Which is why I let emails pile up, don’t post in my blog and do the least I can do with my websites. All the while I’m feeling quite fine – a bit better every day, actually, having just started to take a mild anti-depressive (Citalopram-Mepha, in case someone is wondering) last week, which has already markedly improved things, although I still feel some side-effects.
So I’m doing fine, trying to get in the right (which means productive) frame of mind to start serious work on my thesis in mid-February at the latest. It’s all a bit annoying, the process of getting all the signatures and information I need, but I’m getting there, slowly but surely.
Just wanted to write it down, in case anyone was worried. Feel free to drop me a line – I might take a while to answer, but I read and smile…

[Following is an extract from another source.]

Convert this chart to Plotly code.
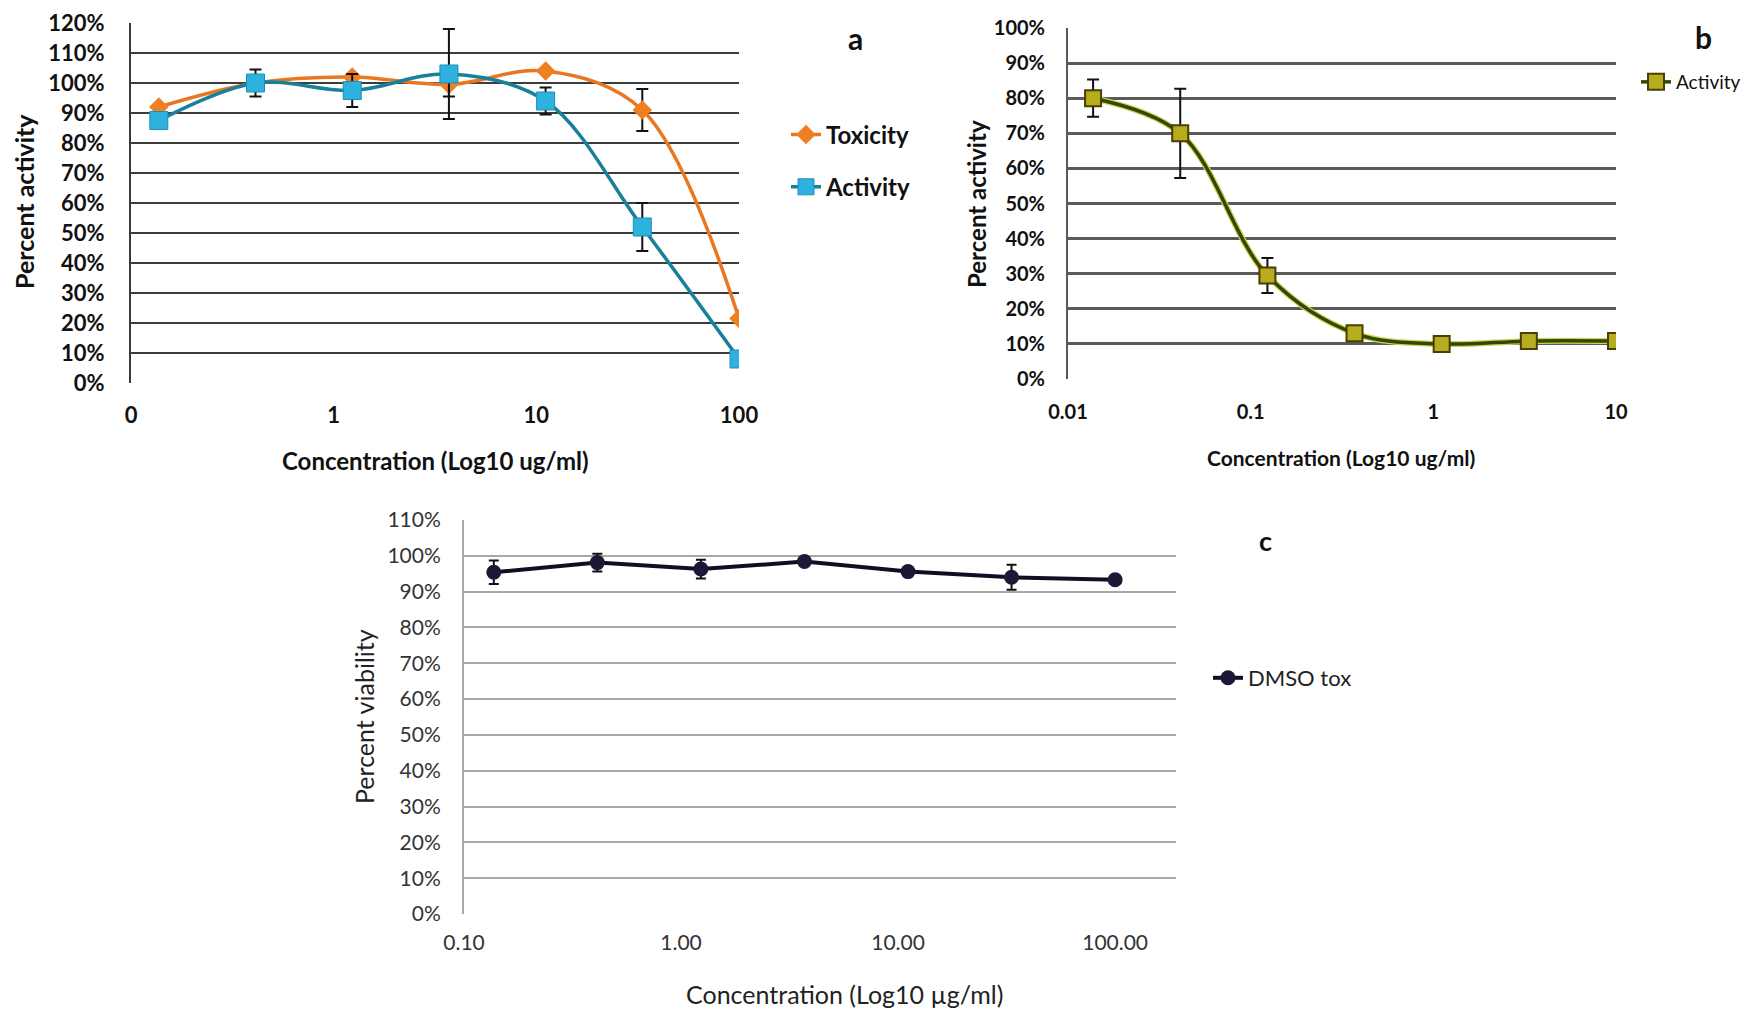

I’m faking doing the things I’m supposed to do (like French class), I’m faking being up to talk (with other students, with my family – later today with my therapist), I’m faking smiling and being friendly (and think I’m succeeding). Mainly I hope that it will start feeling real if I fake it long enough. No idea whether it’s SAD or just the aftermath of a bad night with strange and uncomfortable dreams. It’s the first time in months that I’ve felt this way, so I’m not really worried. Everyone has off days like that.
It’s not as if I’m really down or sad or anything – just a bit… numb. So don’t worry about me, okay?

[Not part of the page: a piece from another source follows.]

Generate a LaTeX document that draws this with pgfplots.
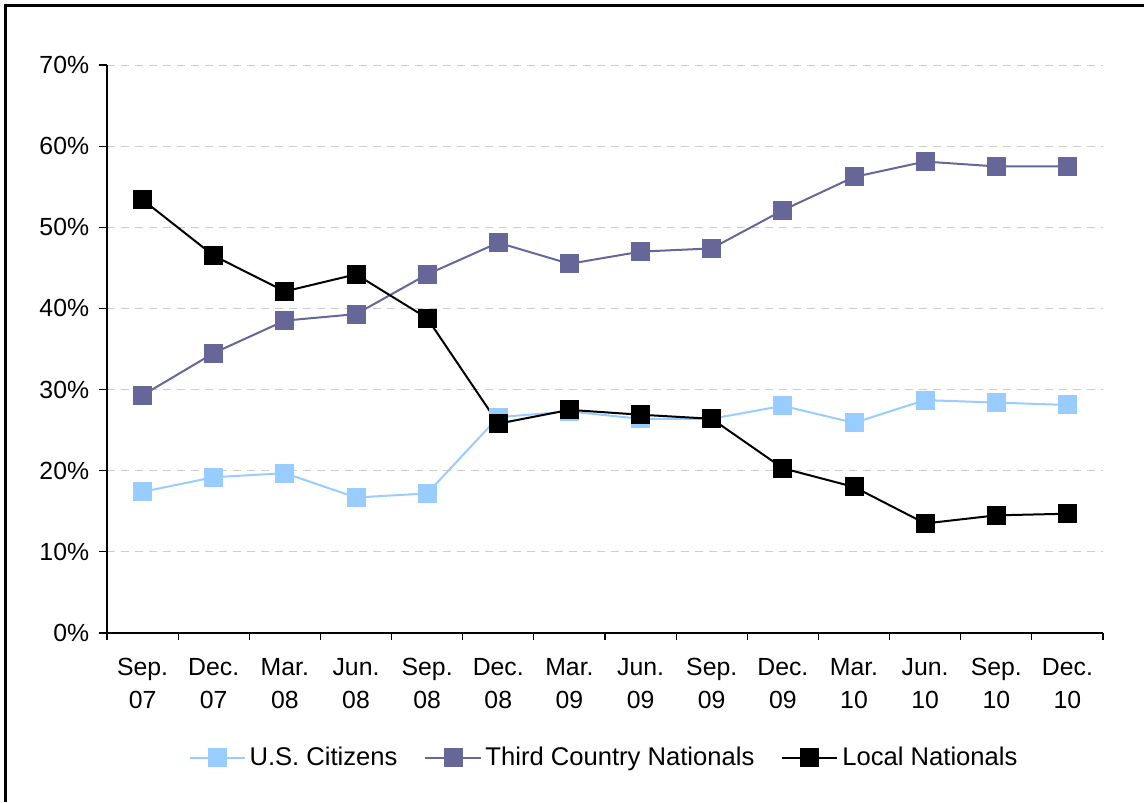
\documentclass[border=0pt]{standalone}
\usepackage{pgfplots}
\pgfplotsset{compat=1.18}
\usepackage{fontspec}
\setmainfont{Liberation Sans}
\definecolor{uscol}{HTML}{99CCFF}
\definecolor{tcncol}{HTML}{666699}
\begin{document}
\begin{tikzpicture}
\useasboundingbox (0pt,0pt) rectangle (572pt,401pt);
\draw[line width=1.4pt] (2.75pt,0pt) -- (2.75pt,398.25pt) -- (572pt,398.25pt);
\begin{axis}[
    at={(53.5pt,84.5pt)}, anchor=south west,
    scale only axis,
    width=498pt, height=284pt,
    xmin=-0.5, xmax=13.5,
    ymin=0, ymax=70,
    axis x line*=bottom, axis y line*=left,
    axis line style={black, line width=0.6pt},
    tick align=outside,
    major tick length=4pt,
    minor tick length=3.5pt,
    tick style={black, line width=0.6pt},
    major x tick style={draw=none},
    xtick={0,...,13},
    minor xtick={-0.5,0.5,...,13.5},
    xticklabels={{Sep.\\07},{Dec.\\07},{Mar.\\08},{Jun.\\08},{Sep.\\08},{Dec.\\08},{Mar.\\09},
                 {Jun.\\09},{Sep.\\09},{Dec.\\09},{Mar.\\10},{Jun.\\10},{Sep.\\10},{Dec.\\10}},
    xticklabel style={align=center, font=\fontsize{12.4}{16.5}\selectfont, yshift=-5pt},
    ytick={0,10,...,70},
    yticklabel={\pgfmathprintnumber{\tick}\%},
    yticklabel style={font=\fontsize{12.4}{15}\selectfont, xshift=-1.4pt},
    /pgf/number format/assume math mode=true,
    ymajorgrids=true,
    grid style={gray!40, dash pattern=on 4pt off 3pt, line width=0.5pt},
    legend columns=3,
    legend style={at={(0.5,-0.22)}, anchor=center, draw=none,
                  font=\fontsize{12.8}{15}\selectfont,
                  /tikz/every even column/.append style={column sep=11.5pt}},
    legend image code/.code={\draw[mark repeat=2, mark phase=2, #1]
        plot coordinates {(0pt,0pt) (13.75pt,0pt) (27.5pt,0pt)};},
]

% U.S. Citizens
\addplot[uscol, line width=1pt, mark=square*, mark size=4.25pt] coordinates {
    (0,17.4) (1,19.2) (2,19.7) (3,16.7) (4,17.2) (5,26.6) (6,27.3)
    (7,26.4) (8,26.4) (9,28.0) (10,25.9) (11,28.7) (12,28.4) (13,28.1)
};
\addlegendentry{U.S. Citizens}

% Third Country Nationals
\addplot[tcncol, line width=1pt, mark=square*, mark size=4.25pt] coordinates {
    (0,29.3) (1,34.5) (2,38.5) (3,39.3) (4,44.2) (5,48.1) (6,45.5)
    (7,47.0) (8,47.4) (9,52.1) (10,56.2) (11,58.1) (12,57.5) (13,57.5)
};
\addlegendentry{Third Country Nationals}

% Local Nationals
\addplot[black, line width=1pt, mark=square*, mark size=4.25pt] coordinates {
    (0,53.4) (1,46.5) (2,42.1) (3,44.2) (4,38.8) (5,25.8) (6,27.5)
    (7,26.9) (8,26.4) (9,20.3) (10,18.0) (11,13.5) (12,14.5) (13,14.7)
};
\addlegendentry{Local Nationals}

\end{axis}
\end{tikzpicture}
\end{document}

Don’t even know why I’m posting this here, except that I haven’t posted in too long again and just want to communicate something, even if it’s not the usual ‘this is going on in my life’… Sorry for the downer.
The semester has started yesterday. Not that it has much of an impact this time, since I finished all my classes and now have time until mid-January to decide on a topic for my thesis, the writing of which will take up the first half of 2006.

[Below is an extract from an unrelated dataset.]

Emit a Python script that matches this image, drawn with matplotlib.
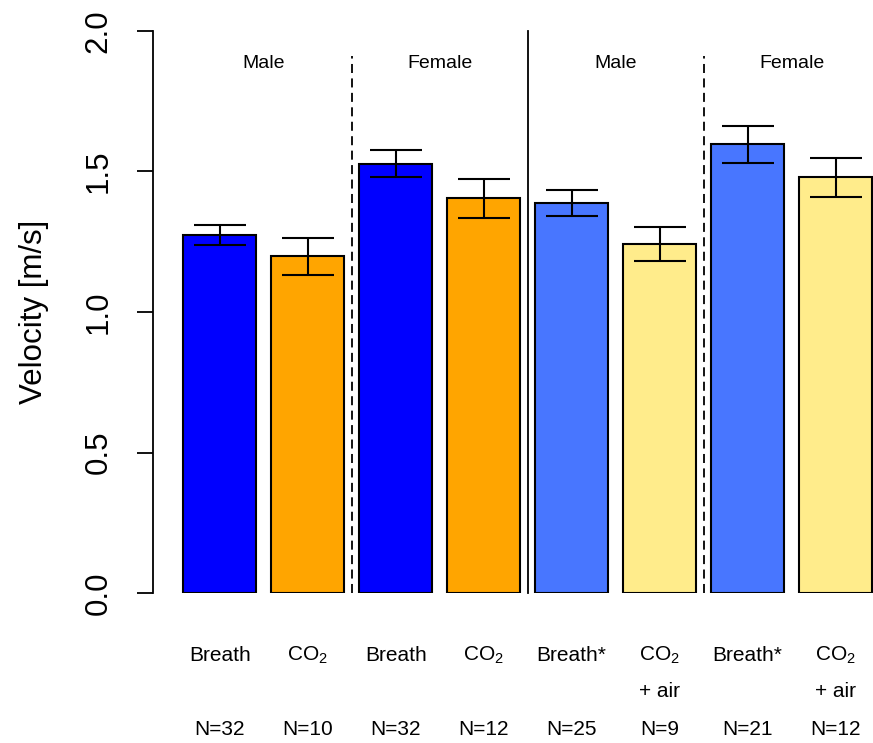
import numpy as np
import matplotlib
matplotlib.use("Agg")
import matplotlib.pyplot as plt

plt.rcParams['font.family'] = ['Liberation Sans', 'DejaVu Sans']
plt.rcParams['mathtext.fontset'] = 'custom'
plt.rcParams['mathtext.rm'] = 'Liberation Sans'
plt.rcParams['mathtext.default'] = 'regular'

# data
treatments = ['Breath', r'CO$_2$', 'Breath', r'CO$_2$', 'Breath*', r'CO$_2$', 'Breath*', r'CO$_2$']
second_line = ['', '', '', '', '', '+ air', '', '+ air']
n_values = [32, 10, 32, 12, 25, 9, 21, 12]
means = [1.273, 1.198, 1.528, 1.404, 1.388, 1.243, 1.597, 1.479]
errors = [0.035, 0.066, 0.049, 0.069, 0.045, 0.060, 0.066, 0.069]
colors = ['#0000FF', '#FFA500', '#0000FF', '#FFA500',
          '#4876FF', '#FFEC8B', '#4876FF', '#FFEC8B']
groups = ['Male', 'Female', 'Male', 'Female']

# R barplot-like positions: width 1, space 0.2
x = 0.7 + 1.2 * np.arange(len(means))

fig = plt.figure(figsize=(8.73, 7.43), dpi=100)
ax = fig.add_axes([153 / 873, 150 / 743, 1 - 153 / 873, 562 / 743])

ax.bar(x, means, width=1.0, color=colors, edgecolor='black', linewidth=1.5, zorder=2)
ax.errorbar(x, means, yerr=errors, fmt='none', ecolor='black', elinewidth=1.5,
            capsize=19, capthick=1.5, zorder=3)

ax.set_xlim(-0.21, 9.61)
ax.set_ylim(0, 2.0)

# separators
for xs in [2.5, 7.3]:
    ax.plot([xs, xs], [0, 1.91], ls=(0, (5, 3)), color='black', lw=1.3, clip_on=False)
ax.plot([4.9, 4.9], [0, 2.0], color='black', lw=1.3, clip_on=False)

# group labels
for i, g in enumerate(groups):
    ax.text((x[2 * i] + x[2 * i + 1]) / 2, 1.886, g, ha='center', va='center', fontsize=14)

# bottom labels
for i in range(len(x)):
    ax.text(x[i], -0.221, treatments[i], ha='center', va='center', fontsize=15, clip_on=False)
    if second_line[i]:
        ax.text(x[i], -0.349, second_line[i], ha='center', va='center', fontsize=15, clip_on=False)
    ax.text(x[i], -0.4875, 'N=%d' % n_values[i], ha='center', va='center', fontsize=15, clip_on=False)

for s in ['top', 'right', 'bottom']:
    ax.spines[s].set_visible(False)
ax.spines['left'].set_linewidth(1.3)
ax.set_xticks([])
ax.set_yticks([0, 0.5, 1.0, 1.5, 2.0])
ax.set_yticklabels(['0.0', '0.5', '1.0', '1.5', '2.0'], rotation=90, va='center', fontsize=22.5)
ax.tick_params(axis='y', length=11.5, width=1.3, pad=17)
ax.set_ylabel('Velocity [m/s]', fontsize=22.5, labelpad=25)

fig.savefig('out.png', dpi=100)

Therefore I have only signed up for one class at uni. I’ve also decided to use the time I have now to brush up my French, so this morning I went to Riehen (takes me about 50 minutes, one way) for a 15 weeks course at the community college, focussing mainly on conversation, which is my big trouble area. It’s hard for me to have to grope for words – but I’m just tired to be embarrassed of how bad my French is after all the years of classes in school…
Other than that, I’ve taken out my beloved sheepskin (birthday gift from several of my friends) and my comfy blanket and am spending some quality time with some favorite movies (finally got ‘When Harry Met Sally’ and ‘Romeo & Juliet’ on DVD when I was in Singapore, after years of only owning the videos) and lots (probably a bit too much *g*) of yummy Swiss chocolate. Aren’t you envious? 🙂
Not feeling the SAD yet, but I’ve started drinking my St. John’s Wort tea just in case – I want to be able to enjoy my ‘free’ months and get things done, both on- and offline.
Been having not-so-great days/hours more often again. Think I might start the St. John’s Wort pills, since I talked it over with my shrink and he thinks that it’s justified if my mood noticably deteriorates. Still, the decision doesn’t come easy, but I really don’t want to go back to where I was this time last year – down, down, down… I need to be able to function. And I just feel so out-of-balance much too easily.
I should be 1) writing my paper, 2) preparing the presentation for Friday, or 3) reading homework for Thursday. Instead all I feel like doing is sitting on the couch, wrapped in as many layers as possible. Not exactly down, just feeling a bit displaced.
Not in a very good mood. Probably partly the weather and partly the remnants of my cold, which is still plaguing me somewhat. Tonight’s open night at all museums in Basel, which Sibylle and I always go to, but truth be told I’m not really in the mood for crowds. But I don’t know if I can call this off, seeing as it’s only once a year. This is the first time I’ve felt like this in weeks, so I guess I should be grateful.
Unrelated – a number of total strangers have signed up for my Birthday Alarm. That kind of irritates me, since I don’t really see the sense in it. If you’ve come through this blog, would you mind stepping forward and letting me know? Would be cool!